As recently as last month, Japan and Russia appeared to be making progress on a long-standing dispute over four islands, with an outside chance of an agreement as soon as next month. On Monday, Moscow announced the construction of new military barracks on two of the islands and on Tuesday, Tokyo announced a protest.
At the end of World War II, the Soviet Union seized four desolate islands that Russia calls the Southern Kurils. And Japan, The Northern Territories.
That dispute is the reason the two countries never signed a peace treaty. Prime Minister Shinzo Abe has been relentless in pursuit of a resolution, and, at a summit in November, President Vladimir Putin floated a compromise; Russia might agree to sign a peace treaty and return two of the islands. But, reportedly, there would be a few conditions.

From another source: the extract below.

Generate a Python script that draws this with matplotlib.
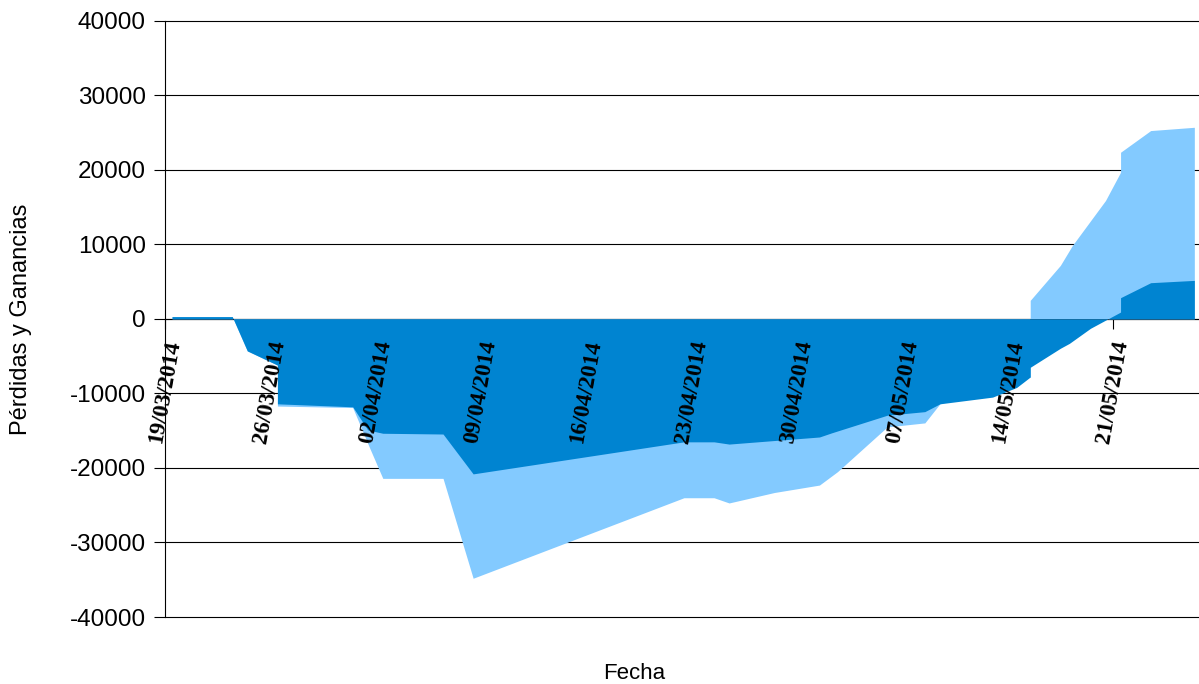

Japan would have to put the islands outside the U.S. – Japan security treaty, meaning no American bases, pay generous compensation to evicted Russian residents, and lift sanctions imposed after Russia’s annexation of Crimea.
For its part, Japan suggested that any deal would be a “two islands first” agreement, with no surrender of its claim to the other two islands. Then, with hopes of an agreement already flickering, the Russian defense ministry announced construction of new military facilities on the islands, with troops set to move into four new barracks by the end of this year.

Another issue that may come up at next month’s Putin-Abe summit, is Japan’s plan to deploy two aircraft carriers, its first since the second world war.
This week, the Cabinet approved plans we reported last month to equip the helicopter carrier Izumo with a squadron of ten F-35B Joint Strike Fighters and announced that sister ship Kaga would soon follow suit. That’s part of five-year plan to increase defense spending 6.4 percent, to a total of 315 billion dollars.